If ever there was a time to write a book about self-portraits, this must be it. ‘Past interest in the genre,’ James Hall tells us in his introduction to this cultural history, ‘is overshadowed by the obsession with self-portraiture during the last 40 years.’ What he could not have foreseen was that self-portraiture would feature in the mainstream news as never before over the last six months or so.
Firstly, the Oxford English Dictionary announced that ‘selfie’ was their word of the year for 2013, spawning a noisy debate about photographic self-portraiture. Next, David Cameron, Barack Obama and Helle Thorning-Schmidt were spotted taking a selfie at Nelson Mandela’s memorial service — an act that merited global news coverage. And throughout this time the National Portrait Gallery in London has been pursuing a high-profile campaign to save a late Van Dyck self-portrait from export, a campaign which, thanks to the Duchess of Cambridge, has now reached the pages of Hello!
Topical it might be, but modish this book is not. Ranging from Akhenaten’s chief sculptor to Tracey Emin and drawing on art-historical, historical, philosophical and literary sources covering the three-and-a-half millennia of the intervening period, this is a stimulating and demanding book that requires an equally serious engagement from any reader.

Hall has devised a Linnaean system of classifying self-portraits, neatly dovetailing types with a chronology that begins in earnest with medieval manuscripts, looks at the development and use of mirrors, the artist’s social standing and the many purposes, artifices and psycho-dramas into which this most apparently straightforward genre can blossom.
The basic questions addressed in this book are the why and how of self-portraiture, and ranging widely in time and medium from the Christ-like image of Dürer and a gorgeous Artemisia Gentileschi to the ceramic jug portrait of Paul Gaugin, the multiple Antony Gormleys and the bizarre photograph of John Coplans that reduces him to a box with a couple of antennae, Hall’s work explores a series of case studies which seeks not so much to answer these questions as to identify the highlights, connections and points of departure in an evolving story.

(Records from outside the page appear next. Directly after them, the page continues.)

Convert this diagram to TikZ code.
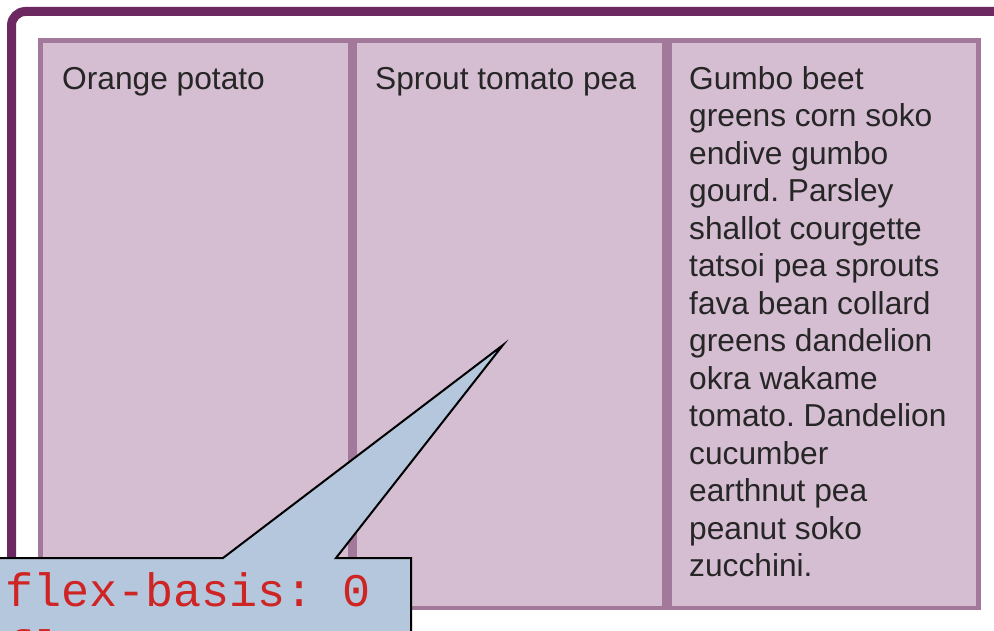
\documentclass[tikz,border=0pt]{standalone}
\usepackage{fontspec}
\setmainfont{Liberation Sans}
\newfontfamily\codefont{Liberation Mono}
\definecolor{framepurple}{HTML}{6C2860}
\definecolor{itemfill}{HTML}{D5BDD2}
\definecolor{itemline}{HTML}{A3799B}
\definecolor{calloutfill}{HTML}{B5C7DC}
\definecolor{codered}{HTML}{CF2424}
\begin{document}
\begin{tikzpicture}[x=1pt,y=-1pt,
  flexitem/.style={draw=itemline, fill=itemfill, line width=4.5pt, inner sep=0pt,
    minimum width=310pt, minimum height=567.5pt, anchor=north west},
  itemtext/.style={anchor=north west, inner sep=0pt,
    font=\fontsize{31.7}{37.5}\selectfont\frenchspacing, align=left, text=black!85},
  codetext/.style={anchor=north west, inner sep=0pt, text=codered,
    font=\codefont\fontsize{46.8}{57}\selectfont\frenchspacing, align=left}]
  \useasboundingbox (0,0) rectangle (994,631);
  \clip (0,0) rectangle (994,631);
  \fill[white] (0,0) rectangle (994,631);

  % flex container
  \draw[framepurple, line width=9pt, rounded corners=14pt] (11.5,11.5) rectangle (1012,650);

  % flex items
  \node[flexitem] (item1) at (38.25,38.25) {};
  \node[flexitem] (item2) at (352.25,38.25) {};
  \node[flexitem, minimum width=309pt] (item3) at (667.25,38.25) {};

  % item contents (first baseline at y = 89; strut height is 0.7 x 37.5)
  \node[itemtext] (t1) at (62,62.75) {\strut Orange potato};
  \node[itemtext] (t2) at (375,62.75) {\strut Sprout tomato pea};
  \node[itemtext] (t3) at (689,62.75) {\strut Gumbo beet\\greens corn soko\\endive gumbo\\gourd. Parsley\\
    shallot courgette\\tatsoi pea sprouts\\fava bean collard\\greens dandelion\\okra wakame\\
    tomato. Dandelion\\cucumber\\earthnut pea\\peanut soko\\zucchini.};

  % callout
  \coordinate (tip) at (503,345);
  \draw[fill=calloutfill, line width=2pt, line join=miter]
    (-20,558) -- (223,558) -- (tip) -- (336,558) -- (411,558) -- (411,660) -- (-20,660) -- cycle;
  \node[codetext] (code) at (5,566.1) {\strut flex-basis: 0\\flex-grow: 1};
\end{tikzpicture}
\end{document}
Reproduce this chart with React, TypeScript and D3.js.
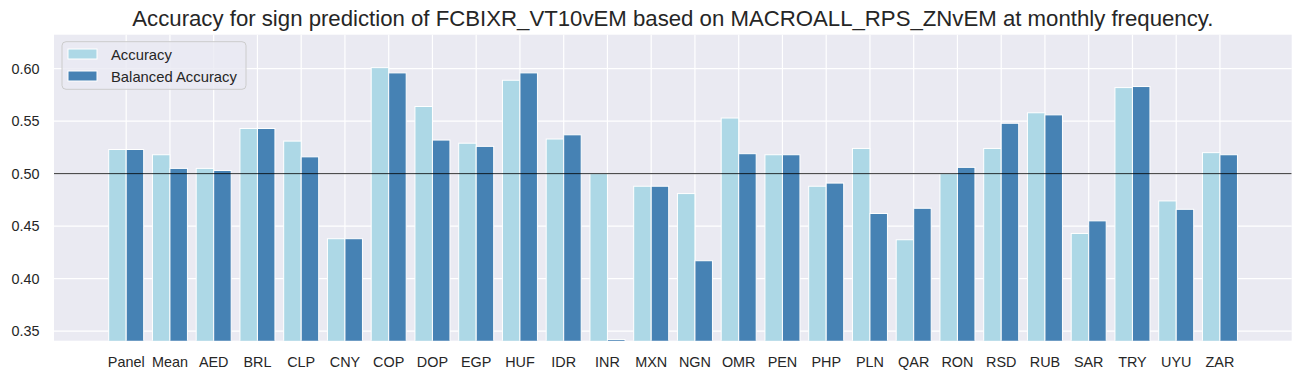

There is no questioning the scholarship that lies behind this book, and although in his close readings of paintings there is inevitably room for disagreement, Hall’s intuitive observations often neatly hit the mark. Many of the images will be well known — the godfathers of self-portraiture, Rembrandt and Van Gogh, get their due — others will be less familiar. The life-size self-portrait of the late 15th-century sculptor Adam Kraft, crouching on the ground in St Lorenz’s church, Nuremberg and bearing on his back a 20-metre high ‘Sacrament House’, must be a sight to behold. As must Giovanni Paolo Lomazzo’s repellent self-portrait as the Abbot of the Accademia della Val di Blenio, described by Hall as ‘sultrily prepubertal — a knowing child prodigy’. And who would not like to have said that Rembrandt’s face, in his later self-portraits, ‘emerges into the light like a potato from peaty soil’.

Like so many art books, this one could do with more illustrations. Its handy size — suggesting a book to be read rather than one to be dipped into for the pictures — is a blessing, but the selection of images must have necessitated a painful process of weeding out. Michelangelo Cerquozzi’s double-sided portrait of a connoisseur, for example:
He is a dapper youth holding out a piece of paper with a flourish…. on the reverse Cerquozzi has painted the same scene from behind the sitter, and now, looking out at us, we see a grotesque self-portrait of the craven money-grabbing painter grinning and wearing the crown of Midas.
Fascinating, but even more so if we could see it.
Self-portraits are not per se interesting, other than for their documentary value. A dull self-portrait is a dull painting — even the great Medici collection of self-portraits housed in the Vasari Corridor in the Uffizi in Florence, when cut down to a standard size and hung in regimented rows, must, as Hall suggests, have been peculiarly dispiriting, ‘like a catacomb or prison for painters’. But a good self-portrait has, as he also demonstrates, an interest beyond the medium itself — it is a conscious or subconscious manifesto for the artist’s work, his life and his times.
This book will give you chapter, verse and line and if it’s further illustration that is required, simply drop in to the National Portrait Gallery and have a look at the glorious Van Dyck. Hall may well have been lucky in his timing, with all the contemporary focus on his subject; but so too are we to have almost within our grasp one of the most eloquent examples of the genre explored here in such depth.